Великим изобретением более позднего времени стало «занимательное». По своей сути это предельно утонченный, высококлассный стандарт в оценке художественных произведений. Все, что плохо в искусстве, но с позитивным, а не негативным оттенком, вроде респектабельной скуки, может быть названо занимательным. Например, Вордсворт, когда пишет плохо, вовсе не занимателен. А вот Мур занимателен, потому что плохое у Мура — от его времени: очень колоритно, манерно и сладко. Вордсворт же плох и хорош на все времена. «Духовные сонеты» просто-напросто провальны, так же как лучшие куски из «Прелюдии» и «Прогулки» — совершенная поэзия.

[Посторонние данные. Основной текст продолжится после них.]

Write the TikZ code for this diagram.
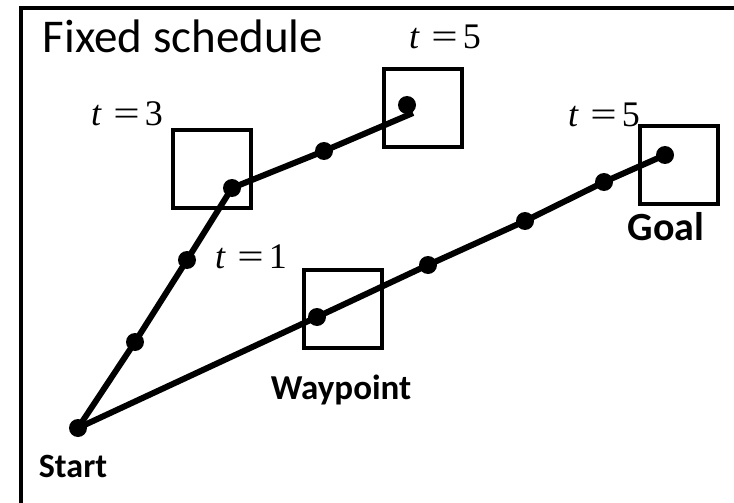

Высокоразвитым чувством занимательного в отношении искусства теперь никого не удивишь. В наше время немногие из тех, кто всерьез интересуется искусством, обходятся без него. Занимательность обрела и коммерческую ценность: торговцы обнаружили, что могут неплохо заработать на мебели из папье-маше пятидесятых годов девятнадцатого столетия, а также на восковых цветах и статуэтках эпохи Луи-Филиппа. Люди, собирающие эти предметы, как будто тоже получают большое удовольствие — во всяком случае, какое-то время, — как если бы они собирали изящную мебель Хеппелуайта или изысканные поделки из слоновой кости четырнадцатого века. Собственно, а почему бы и нет, при условии, что они продолжают считать творения Хеппелуайта лучше викторианской мебели из папье-маше, а средневековые поделки из слоновой кости — лучше восковых цветов. Однако беда в том, что так считают не все и не всегда. И это великая опасность «занимательности»: ее приверженцы рано или поздно забывают о существовании прекрасного и возвышенного. В конце концов Эразм Дарвин становится предпочтительнее для них, чем Вордсворт, а Лонги — чем Джотто. И косвенно тому виной источник вдохновения.